Keystone-schema-in-cassandra

Some basics of schema design in Cassandra

Cassandra is very similar to relational databases when it comes to tables and columns. First a table has to be created along with the columns and types before data can be inserted into it. Cassandra has a query language called CQL(Cassandra query language) similar to SQL. There is a notion of partition key in Cassandra which is similar to primary key in relational database. The table is partitioned across nodes based on the hash value of the partition key in Cassandra. The primary difference between Cassandra and relational db comes in the queries that can be answered. In relational database the WHERE clause can have arbitrary column whereas in Cassandra it must have the partition key. The query could have other conditions along with the partition key in Cassandra. This is because Cassandra needs to know the partition in which the row or data resides before it can answer queries on it.

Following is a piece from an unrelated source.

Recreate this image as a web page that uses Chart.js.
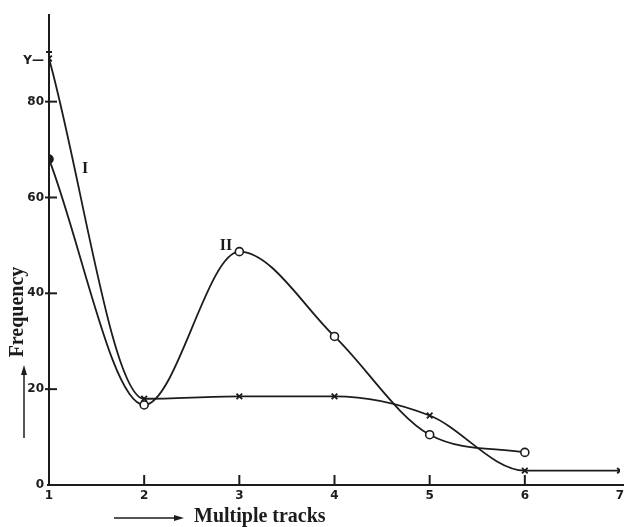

The Cassandra tables for each of the backend in Keystone is described below.

Identity

The identity backend of Keystone holds data for users, groups and user-group membership. There are three tables in relational db for holding this data.

user
group
user_group_membership

user

The table for user looks something like this in MySql.

CREATE TABLE `user` (

 `id` varchar(64) NOT NULL,
 `name` varchar(255) NOT NULL,
 `extra` text,
 `password` varchar(128) DEFAULT NULL,
 `enabled` tinyint(1) DEFAULT NULL,
 `domain_id` varchar(64) NOT NULL,
 `default_project_id` varchar(64) DEFAULT NULL,
 PRIMARY KEY (`id`),
 UNIQUE KEY `ixu_user_name_domain_id` (`domain_id`,`name`),
 CONSTRAINT `fk_user_domain_id` FOREIGN KEY (`domain_id`) REFERENCES `domain` (`id`)

)

Operations

create_user(user_id, user)

delete_user(user_id)

update_user(domain_id, user_id, user)

get_user(user_id)

get_user_by_name(domain_id, name)

list_users(domain_id)

From the operations it is evident that the data for user is queried on three columns. i.e. (domain_id, name) and (user_id). Based on this information, the equivalent of this table in Cassandra would consist of two tables. The first one would have (domain_id, name) as primary key and domain_id would be the partition key in this table. The second table would have (user_id) as partition key. All the insert, update and delete for user table goes to these two table.